I also grew up in a very poor area of town, and so even during the day, it was dangerous to walk the streets alone. My mother kept me very sheltered because of it, and I wasn’t allowed to do much of anything or go anywhere, because my mother feared what might happen to me if she let me out of her sight for even a minute.
Now that I have my own four girls, I don’t blame my mother for being so overprotective, but I do wish she had been a little less stringent, and perhaps allowed me a bit more freedom than she did. But who knows… by doing that, something terrible could have happened to me, and so I have to believe that she did the best she could, and her over protectiveness probably benefited me in ways, in which I will never fully understand.
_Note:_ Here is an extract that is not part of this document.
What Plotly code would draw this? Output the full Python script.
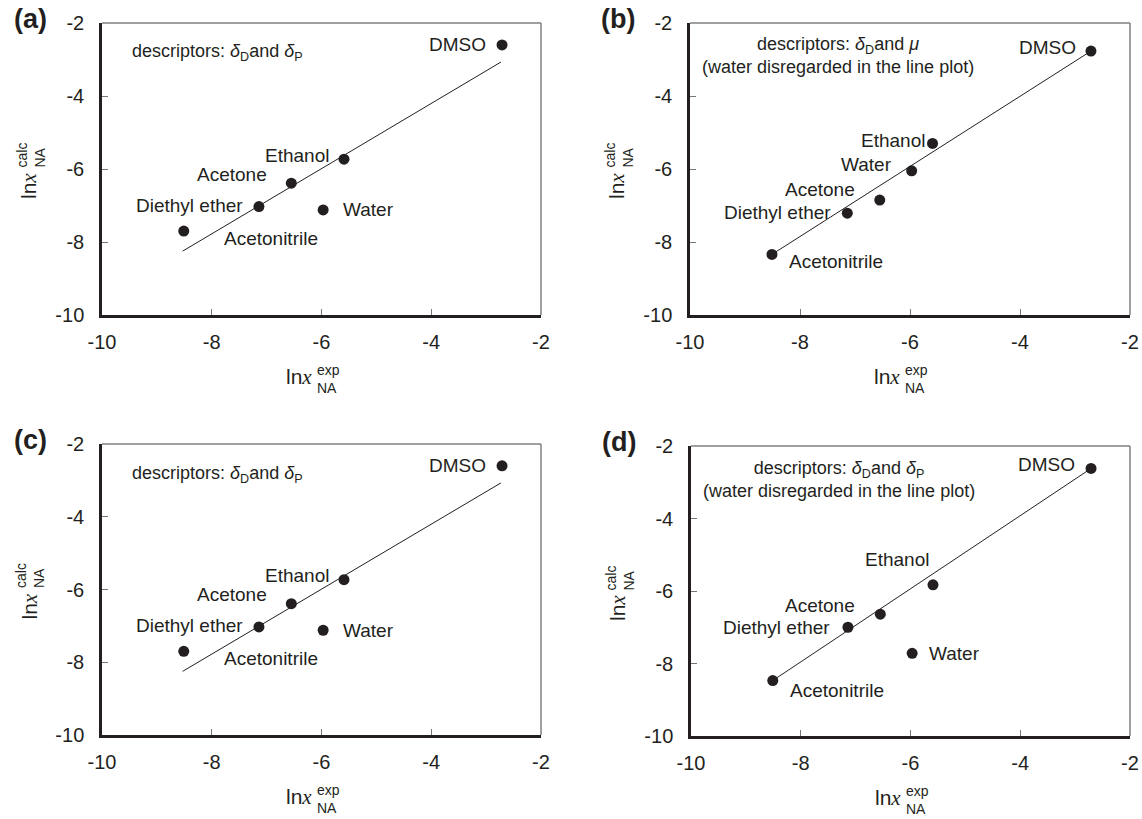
import plotly.graph_objects as go

# ---------------- data ----------------
solvents = ["Acetonitrile", "Diethyl ether", "Acetone", "Water", "Ethanol", "DMSO"]
ln_x_exp = [-8.51, -7.14, -6.55, -5.97, -5.59, -2.71]

ln_x_calc_a = [-7.70, -7.03, -6.39, -7.12, -5.73, -2.60]
ln_x_calc_b = [-8.34, -7.21, -6.85, -6.05, -5.30, -2.77]
ln_x_calc_c = [-7.70, -7.03, -6.39, -7.12, -5.73, -2.60]
ln_x_calc_d = [-8.47, -7.00, -6.64, -7.72, -5.83, -2.62]

line_x_a = [-8.53, -2.73]
line_y_a = [-8.25, -3.07]
line_x_b = [-8.50, -2.71]
line_y_b = [-8.33, -2.77]
line_x_c = [-8.53, -2.73]
line_y_c = [-8.25, -3.07]
line_x_d = [-8.50, -2.71]
line_y_d = [-8.46, -2.62]

tick_vals = [-10, -8, -6, -4, -2]
tick_text = ["-10", "-8", "-6", "-4", "-2"]

panel_letters = ["(a)", "(b)", "(c)", "(d)"]
descriptor_a = "descriptors: <i>δ</i><sub>D</sub>and <i>δ</i><sub>P</sub>"
descriptor_b = "descriptors: <i>δ</i><sub>D</sub>and <i>μ</i><br>(water disregarded in the line plot)"
descriptor_c = "descriptors: <i>δ</i><sub>D</sub>and <i>δ</i><sub>P</sub>"
descriptor_d = "descriptors: <i>δ</i><sub>D</sub>and <i>δ</i><sub>P</sub><br>(water disregarded in the line plot)"

# ---------------- layout helpers ----------------
W, H = 1142, 819
INK = "#231f20"
FONT = "Liberation Sans, Arial, sans-serif"


def fx(p):
    return p / W


def fy(p):
    return 1 - p / H


# plot-area pixel boxes in window coordinates: (left, right, top, bottom)
boxes = [(102, 541, 23, 315), (690, 1130, 23, 315),
         (102, 541, 444, 735), (691, 1130, 446, 736)]

# label placement per solvent: (xanchor, xshift, yshift)
offs_a = {"Acetonitrile": ("left", 38, -7), "Diethyl ether": ("right", -14, 1),
          "Acetone": ("right", -22, 9), "Water": ("left", 18, 0),
          "Ethanol": ("right", -13, 4), "DMSO": ("right", -14, 0)}
offs_b = {"Acetonitrile": ("left", 15, -7), "Diethyl ether": ("right", -14, 1),
          "Acetone": ("right", -23, 11), "Water": ("right", -18, 6),
          "Ethanol": ("right", -6, 3), "DMSO": ("right", -13, 4)}
offs_d = {"Acetonitrile": ("left", 15, -10), "Diethyl ether": ("right", -16, 0),
          "Acetone": ("right", -23, 9), "Water": ("left", 15, 0),
          "Ethanol": ("right", -2, 25), "DMSO": ("right", -14, 4)}

panels = [
    (ln_x_calc_a, line_x_a, line_y_a, descriptor_a, offs_a, "left"),
    (ln_x_calc_b, line_x_b, line_y_b, descriptor_b, offs_b, "center"),
    (ln_x_calc_c, line_x_c, line_y_c, descriptor_c, offs_a, "left"),
    (ln_x_calc_d, line_x_d, line_y_d, descriptor_d, offs_d, "center"),
]

fig = go.Figure()
layout = dict(
    width=W, height=H, margin=dict(l=0, r=0, t=0, b=0, autoexpand=False),
    paper_bgcolor="white", plot_bgcolor="white", showlegend=False,
    font=dict(family=FONT, color=INK, size=18),
)
annotations = []
shapes = []

for i, (calc, lx, ly, desc, offs, desc_align) in enumerate(panels):
    n = i + 1
    xs = "x" if n == 1 else f"x{n}"
    ys = "y" if n == 1 else f"y{n}"
    xa = "xaxis" if n == 1 else f"xaxis{n}"
    ya = "yaxis" if n == 1 else f"yaxis{n}"
    L, R, T, B = boxes[i]

    fig.add_trace(go.Scatter(x=lx, y=ly, mode="lines", xaxis=xs, yaxis=ys,
                             line=dict(color=INK, width=1), hoverinfo="skip"))
    fig.add_trace(go.Scatter(x=ln_x_exp, y=calc, mode="markers", xaxis=xs, yaxis=ys,
                             marker=dict(color=INK, size=11), text=solvents))

    common = dict(range=[-10, -2], tickvals=tick_vals, ticktext=tick_text,
                  showgrid=False, zeroline=False, showline=True, automargin=False,
                  linecolor=INK, linewidth=2.5, ticks="inside", ticklen=6,
                  tickcolor="#777777", tickwidth=1,
                  tickfont=dict(family=FONT, size=20, color=INK))
    layout[xa] = dict(common, domain=[fx(L), fx(R)], anchor=ys, ticklabelstandoff=7)
    layout[ya] = dict(common, domain=[fy(B), fy(T)], anchor=xs, ticklabelstandoff=11)

    # thin grey top and right frame lines
    shapes.append(dict(type="line", xref=f"{xs} domain", yref=f"{ys} domain",
                       x0=0, x1=1, y0=1, y1=1, line=dict(color="#808080", width=1.5)))
    shapes.append(dict(type="line", xref=f"{xs} domain", yref=f"{ys} domain",
                       x0=1, x1=1, y0=0, y1=1, line=dict(color="#808080", width=1.5)))

    # point labels
    for s, xv, yv in zip(solvents, ln_x_exp, calc):
        anc, dx, dy = offs[s]
        annotations.append(dict(x=xv, y=yv, xref=xs, yref=ys, text=s, showarrow=False,
                                xanchor=anc, yanchor="middle", xshift=dx, yshift=dy,
                                font=dict(family=FONT, size=19, color=INK)))

    # descriptor text
    if desc_align == "left":
        annotations.append(dict(x=fx(L + 28), y=fy(T + 30), xref="paper", yref="paper",
                                text=desc, showarrow=False, xanchor="left", yanchor="middle",
                                font=dict(family=FONT, size=18, color=INK)))
    else:
        annotations.append(dict(x=fx(L + 148), y=fy(T + 33), xref="paper", yref="paper",
                                text=desc, showarrow=False, xanchor="center", yanchor="middle",
                                align="center",
                                font=dict(family=FONT, size=18, color=INK)))

    # panel letter
    annotations.append(dict(x=fx(L - 72), y=fy(T - 4), xref="paper", yref="paper",
                            text=f"<b>{panel_letters[i]}</b>", showarrow=False,
                            xanchor="center", yanchor="middle",
                            font=dict(family=FONT, size=27, color=INK)))

    # x-axis title: ln x ^exp _NA
    cx = (L + R) / 2
    annotations.append(dict(x=fx(cx - 8), y=fy(B + 62), xref="paper", yref="paper",
                            text="ln<span style='font-family:Liberation Serif'><i>x</i></span>",
                            showarrow=False, xanchor="right", yanchor="middle",
                            font=dict(family=FONT, size=21, color=INK)))
    annotations.append(dict(x=fx(cx - 7), y=fy(B + 64), xref="paper", yref="paper",
                            text="exp<br>NA", showarrow=False, xanchor="left", yanchor="middle",
                            align="left",
                            font=dict(family=FONT, size=14, color=INK)))

    # y-axis title: ln x ^calc _NA (rotated)
    cy = (T + B) / 2
    annotations.append(dict(x=fx(L - 73), y=fy(cy + 2), xref="paper", yref="paper",
                            text="ln<span style='font-family:Liberation Serif'><i>x</i></span>",
                            showarrow=False, textangle=-90, xanchor="center", yanchor="top",
                            font=dict(family=FONT, size=21, color=INK)))
    annotations.append(dict(x=fx(L - 72), y=fy(cy + 1), xref="paper", yref="paper",
                            text="calc<br>NA", showarrow=False, textangle=-90,
                            xanchor="center", yanchor="bottom", align="left",
                            font=dict(family=FONT, size=14, color=INK)))

layout["annotations"] = annotations
layout["shapes"] = shapes
fig.update_layout(**layout)
fig.write_html(
    "out.html",
    config={"displayModeBar": False},
    post_script="document.body.style.margin='0';document.body.style.overflow='hidden';",
)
On the way home tonight, I couldn’t stop thinking about the comment made about my daughter, and I began to wonder what life would have been like, had Autumn’s twin been born as well. I don’t bring it up very often, but I had a miscarriage early on in my pregnancy with her, and another miscarriage the year prior.
As I think back to that time in my life, I still feel so much grief over losing them. I often sit and wonder about each one; what their personalities would have been like, their potential likes and dislikes, how they would have looked, etc…. And I find myself daydreaming, about how different my life would be now, had they both been born.
It still breaks my heart, knowing that I will never be able to hold either one of them in my arms and rock them to sleep, or sing them a lullaby before tucking them into bed. And when I see my daughter Autumn’s bright smiling face, I just want to wrap my arms around her and never let her go. She is such an amazing blessing to me, as are my other three girls. So today, I just want to say how thankful I am, for the children I do have, and for the loving personalities of each one. I feel amazingly blessed.